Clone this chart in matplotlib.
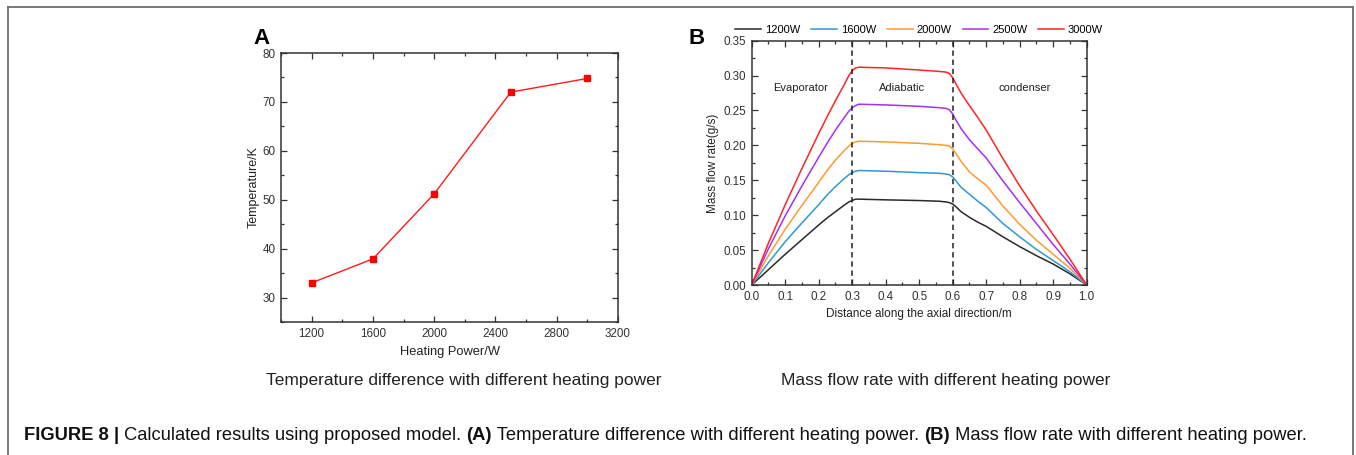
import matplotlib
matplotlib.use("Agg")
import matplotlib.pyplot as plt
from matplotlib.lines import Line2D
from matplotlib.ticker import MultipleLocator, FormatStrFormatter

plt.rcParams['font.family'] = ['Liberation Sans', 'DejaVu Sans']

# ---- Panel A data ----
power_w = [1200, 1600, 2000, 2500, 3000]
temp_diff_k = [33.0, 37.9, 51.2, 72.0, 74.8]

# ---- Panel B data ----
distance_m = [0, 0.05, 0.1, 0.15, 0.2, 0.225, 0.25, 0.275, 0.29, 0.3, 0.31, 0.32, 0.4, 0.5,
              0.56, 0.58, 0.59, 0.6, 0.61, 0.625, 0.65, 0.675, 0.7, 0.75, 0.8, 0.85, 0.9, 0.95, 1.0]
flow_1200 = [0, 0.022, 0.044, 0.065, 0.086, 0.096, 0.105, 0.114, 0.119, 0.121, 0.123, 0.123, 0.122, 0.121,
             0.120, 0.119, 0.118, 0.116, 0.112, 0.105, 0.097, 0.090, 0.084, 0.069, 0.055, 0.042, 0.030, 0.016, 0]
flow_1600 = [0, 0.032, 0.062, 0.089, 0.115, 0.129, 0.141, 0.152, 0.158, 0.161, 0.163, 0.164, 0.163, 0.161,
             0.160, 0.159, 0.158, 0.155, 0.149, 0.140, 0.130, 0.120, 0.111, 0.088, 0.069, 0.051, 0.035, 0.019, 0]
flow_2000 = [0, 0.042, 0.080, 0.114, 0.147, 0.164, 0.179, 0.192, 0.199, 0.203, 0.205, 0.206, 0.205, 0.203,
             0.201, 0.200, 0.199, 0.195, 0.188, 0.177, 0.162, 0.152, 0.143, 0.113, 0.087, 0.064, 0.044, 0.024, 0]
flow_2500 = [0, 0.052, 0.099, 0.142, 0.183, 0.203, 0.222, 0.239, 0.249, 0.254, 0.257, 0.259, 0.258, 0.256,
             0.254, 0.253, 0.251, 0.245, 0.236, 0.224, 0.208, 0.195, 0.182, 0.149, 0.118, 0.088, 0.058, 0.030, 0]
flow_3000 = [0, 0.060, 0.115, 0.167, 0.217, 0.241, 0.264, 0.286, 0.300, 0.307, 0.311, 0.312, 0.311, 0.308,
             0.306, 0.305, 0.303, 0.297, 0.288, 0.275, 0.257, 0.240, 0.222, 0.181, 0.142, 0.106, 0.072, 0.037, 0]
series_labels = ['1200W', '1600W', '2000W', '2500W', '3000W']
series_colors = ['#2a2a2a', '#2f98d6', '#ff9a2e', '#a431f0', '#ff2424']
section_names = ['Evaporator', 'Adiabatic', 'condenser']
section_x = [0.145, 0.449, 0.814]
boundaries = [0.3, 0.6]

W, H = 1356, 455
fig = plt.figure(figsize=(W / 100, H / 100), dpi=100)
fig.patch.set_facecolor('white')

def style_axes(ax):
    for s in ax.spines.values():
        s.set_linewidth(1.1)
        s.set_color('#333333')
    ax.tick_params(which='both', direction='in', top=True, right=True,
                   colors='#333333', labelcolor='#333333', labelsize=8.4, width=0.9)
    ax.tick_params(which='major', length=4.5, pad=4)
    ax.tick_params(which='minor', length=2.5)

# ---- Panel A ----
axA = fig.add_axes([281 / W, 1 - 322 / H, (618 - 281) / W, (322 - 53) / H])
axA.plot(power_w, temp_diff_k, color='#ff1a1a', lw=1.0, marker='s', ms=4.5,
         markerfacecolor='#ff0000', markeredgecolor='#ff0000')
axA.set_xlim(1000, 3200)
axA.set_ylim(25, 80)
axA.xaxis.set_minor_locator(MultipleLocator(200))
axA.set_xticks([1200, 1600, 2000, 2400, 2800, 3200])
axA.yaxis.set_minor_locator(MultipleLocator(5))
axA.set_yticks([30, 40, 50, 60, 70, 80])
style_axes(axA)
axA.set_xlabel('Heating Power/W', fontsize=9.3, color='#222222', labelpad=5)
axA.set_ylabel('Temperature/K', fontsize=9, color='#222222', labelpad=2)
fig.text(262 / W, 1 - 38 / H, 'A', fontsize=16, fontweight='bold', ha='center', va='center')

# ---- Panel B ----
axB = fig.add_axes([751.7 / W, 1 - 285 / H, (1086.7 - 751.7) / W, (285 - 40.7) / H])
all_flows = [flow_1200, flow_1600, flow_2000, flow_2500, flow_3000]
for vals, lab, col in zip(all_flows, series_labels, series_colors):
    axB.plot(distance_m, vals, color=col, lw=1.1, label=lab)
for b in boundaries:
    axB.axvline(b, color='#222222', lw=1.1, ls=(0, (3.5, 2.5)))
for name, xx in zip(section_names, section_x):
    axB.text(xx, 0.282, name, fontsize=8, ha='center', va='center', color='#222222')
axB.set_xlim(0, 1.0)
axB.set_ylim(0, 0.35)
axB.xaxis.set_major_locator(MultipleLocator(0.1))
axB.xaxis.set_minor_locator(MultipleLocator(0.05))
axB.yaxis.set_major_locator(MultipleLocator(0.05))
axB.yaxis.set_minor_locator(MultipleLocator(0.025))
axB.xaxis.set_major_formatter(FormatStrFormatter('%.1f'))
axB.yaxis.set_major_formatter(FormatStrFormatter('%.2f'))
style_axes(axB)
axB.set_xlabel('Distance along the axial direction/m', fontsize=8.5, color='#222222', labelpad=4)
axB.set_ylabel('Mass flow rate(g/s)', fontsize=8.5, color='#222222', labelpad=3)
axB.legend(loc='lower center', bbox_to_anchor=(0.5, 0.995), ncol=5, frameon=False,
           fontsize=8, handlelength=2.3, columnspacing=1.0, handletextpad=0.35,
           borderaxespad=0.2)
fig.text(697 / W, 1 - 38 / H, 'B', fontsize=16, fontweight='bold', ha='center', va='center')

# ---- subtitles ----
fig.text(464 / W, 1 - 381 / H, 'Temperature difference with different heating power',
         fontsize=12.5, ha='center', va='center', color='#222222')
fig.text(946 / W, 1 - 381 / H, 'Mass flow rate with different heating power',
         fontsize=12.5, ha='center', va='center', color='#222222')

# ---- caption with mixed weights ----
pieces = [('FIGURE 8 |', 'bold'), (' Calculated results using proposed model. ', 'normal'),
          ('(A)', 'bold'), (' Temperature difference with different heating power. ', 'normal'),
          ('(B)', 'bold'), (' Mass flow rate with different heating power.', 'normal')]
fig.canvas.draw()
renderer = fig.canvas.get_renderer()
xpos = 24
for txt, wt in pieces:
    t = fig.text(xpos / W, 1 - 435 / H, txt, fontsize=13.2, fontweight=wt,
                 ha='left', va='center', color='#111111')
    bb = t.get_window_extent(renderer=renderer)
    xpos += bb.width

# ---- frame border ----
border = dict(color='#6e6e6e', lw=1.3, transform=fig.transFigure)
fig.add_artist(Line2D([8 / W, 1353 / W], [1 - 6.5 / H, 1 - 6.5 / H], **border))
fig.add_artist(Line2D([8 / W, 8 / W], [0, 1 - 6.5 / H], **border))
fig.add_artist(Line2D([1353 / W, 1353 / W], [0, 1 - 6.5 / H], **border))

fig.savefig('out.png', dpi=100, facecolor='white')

# # #

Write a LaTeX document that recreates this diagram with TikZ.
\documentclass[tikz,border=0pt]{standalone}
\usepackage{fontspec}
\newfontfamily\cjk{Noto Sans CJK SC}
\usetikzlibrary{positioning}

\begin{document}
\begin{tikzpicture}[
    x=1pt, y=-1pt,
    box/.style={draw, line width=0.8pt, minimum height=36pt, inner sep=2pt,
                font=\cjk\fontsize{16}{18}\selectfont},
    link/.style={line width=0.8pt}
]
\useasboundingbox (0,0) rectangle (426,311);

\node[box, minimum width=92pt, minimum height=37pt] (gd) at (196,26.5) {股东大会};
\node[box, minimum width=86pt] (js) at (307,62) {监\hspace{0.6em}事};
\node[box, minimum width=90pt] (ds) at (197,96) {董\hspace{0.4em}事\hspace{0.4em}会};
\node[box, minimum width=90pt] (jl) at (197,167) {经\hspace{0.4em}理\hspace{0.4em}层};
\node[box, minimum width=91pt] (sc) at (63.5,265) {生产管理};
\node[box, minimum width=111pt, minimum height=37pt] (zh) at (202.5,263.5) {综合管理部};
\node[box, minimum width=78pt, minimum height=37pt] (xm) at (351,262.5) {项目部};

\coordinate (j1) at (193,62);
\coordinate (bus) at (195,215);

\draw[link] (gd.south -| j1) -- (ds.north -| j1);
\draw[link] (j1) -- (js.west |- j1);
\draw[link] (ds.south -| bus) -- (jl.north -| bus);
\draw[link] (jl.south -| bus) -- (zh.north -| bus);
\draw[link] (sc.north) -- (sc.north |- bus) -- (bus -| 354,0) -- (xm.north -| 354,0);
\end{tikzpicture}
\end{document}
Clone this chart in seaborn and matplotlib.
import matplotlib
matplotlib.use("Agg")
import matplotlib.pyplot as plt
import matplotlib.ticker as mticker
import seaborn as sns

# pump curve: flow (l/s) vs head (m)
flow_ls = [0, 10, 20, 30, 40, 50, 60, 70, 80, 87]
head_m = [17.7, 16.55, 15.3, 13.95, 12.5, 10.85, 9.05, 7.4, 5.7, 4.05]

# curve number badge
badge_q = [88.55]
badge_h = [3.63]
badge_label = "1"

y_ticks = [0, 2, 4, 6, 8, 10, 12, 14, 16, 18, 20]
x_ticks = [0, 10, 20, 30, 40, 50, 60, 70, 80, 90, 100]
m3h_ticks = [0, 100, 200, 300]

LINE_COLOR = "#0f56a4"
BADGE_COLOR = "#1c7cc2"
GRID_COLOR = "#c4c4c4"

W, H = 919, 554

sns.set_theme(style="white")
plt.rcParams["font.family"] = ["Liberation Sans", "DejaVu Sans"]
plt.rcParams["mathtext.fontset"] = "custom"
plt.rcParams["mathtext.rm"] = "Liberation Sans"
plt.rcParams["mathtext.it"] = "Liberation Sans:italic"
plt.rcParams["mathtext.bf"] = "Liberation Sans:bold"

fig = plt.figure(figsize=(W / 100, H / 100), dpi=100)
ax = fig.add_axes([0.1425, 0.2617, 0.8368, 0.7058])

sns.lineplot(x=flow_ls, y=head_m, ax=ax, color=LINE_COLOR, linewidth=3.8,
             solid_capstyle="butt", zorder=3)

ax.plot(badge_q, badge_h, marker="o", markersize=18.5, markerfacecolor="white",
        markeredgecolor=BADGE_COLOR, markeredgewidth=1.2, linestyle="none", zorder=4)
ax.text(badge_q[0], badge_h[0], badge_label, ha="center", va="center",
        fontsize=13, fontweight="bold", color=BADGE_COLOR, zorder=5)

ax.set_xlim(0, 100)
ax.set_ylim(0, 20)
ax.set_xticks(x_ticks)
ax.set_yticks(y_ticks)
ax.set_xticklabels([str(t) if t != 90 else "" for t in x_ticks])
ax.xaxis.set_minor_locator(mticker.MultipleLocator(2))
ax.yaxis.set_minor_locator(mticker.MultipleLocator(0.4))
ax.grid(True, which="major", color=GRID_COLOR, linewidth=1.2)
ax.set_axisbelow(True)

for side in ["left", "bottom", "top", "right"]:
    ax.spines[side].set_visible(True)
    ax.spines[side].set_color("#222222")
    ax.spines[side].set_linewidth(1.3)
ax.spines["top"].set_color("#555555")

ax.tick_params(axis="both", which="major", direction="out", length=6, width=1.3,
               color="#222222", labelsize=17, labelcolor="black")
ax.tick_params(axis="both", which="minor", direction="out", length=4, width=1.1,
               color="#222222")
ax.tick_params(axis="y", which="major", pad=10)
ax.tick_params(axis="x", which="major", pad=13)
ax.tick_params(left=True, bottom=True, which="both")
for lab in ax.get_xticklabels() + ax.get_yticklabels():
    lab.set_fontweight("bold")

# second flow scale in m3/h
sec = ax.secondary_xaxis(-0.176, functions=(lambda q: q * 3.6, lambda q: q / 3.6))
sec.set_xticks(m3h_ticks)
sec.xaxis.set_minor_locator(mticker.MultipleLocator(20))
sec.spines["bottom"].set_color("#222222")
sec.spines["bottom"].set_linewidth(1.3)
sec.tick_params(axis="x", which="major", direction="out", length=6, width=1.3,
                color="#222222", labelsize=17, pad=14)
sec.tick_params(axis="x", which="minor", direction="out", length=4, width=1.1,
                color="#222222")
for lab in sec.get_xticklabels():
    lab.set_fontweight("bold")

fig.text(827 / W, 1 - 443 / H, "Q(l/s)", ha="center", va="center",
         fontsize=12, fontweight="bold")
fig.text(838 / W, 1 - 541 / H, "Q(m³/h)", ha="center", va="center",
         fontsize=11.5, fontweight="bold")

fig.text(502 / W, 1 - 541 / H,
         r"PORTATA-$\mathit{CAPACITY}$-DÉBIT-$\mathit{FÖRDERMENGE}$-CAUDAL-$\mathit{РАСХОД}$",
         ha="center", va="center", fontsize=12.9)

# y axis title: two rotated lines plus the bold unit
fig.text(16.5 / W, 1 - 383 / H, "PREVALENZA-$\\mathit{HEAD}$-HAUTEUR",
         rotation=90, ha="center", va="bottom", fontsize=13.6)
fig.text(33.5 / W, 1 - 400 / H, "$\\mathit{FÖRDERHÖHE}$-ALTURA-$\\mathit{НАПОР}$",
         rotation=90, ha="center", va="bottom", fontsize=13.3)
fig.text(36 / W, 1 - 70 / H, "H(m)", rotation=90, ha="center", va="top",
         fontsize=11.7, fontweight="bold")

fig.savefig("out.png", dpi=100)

# # #

**STATED GOAL:** In the records above, find the line with "Clone this chart in matplotlib." and the line with "plt.rcParams['font.family'] = ['Liberation", then restate word for word only those two lines and all lines between, omitting pictures.

**FINAL RESULT:**
Clone this chart in matplotlib.
import matplotlib
matplotlib.use("Agg")
import matplotlib.pyplot as plt
from matplotlib.lines import Line2D
from matplotlib.ticker import MultipleLocator, FormatStrFormatter

plt.rcParams['font.family'] = ['Liberation Sans', 'DejaVu Sans']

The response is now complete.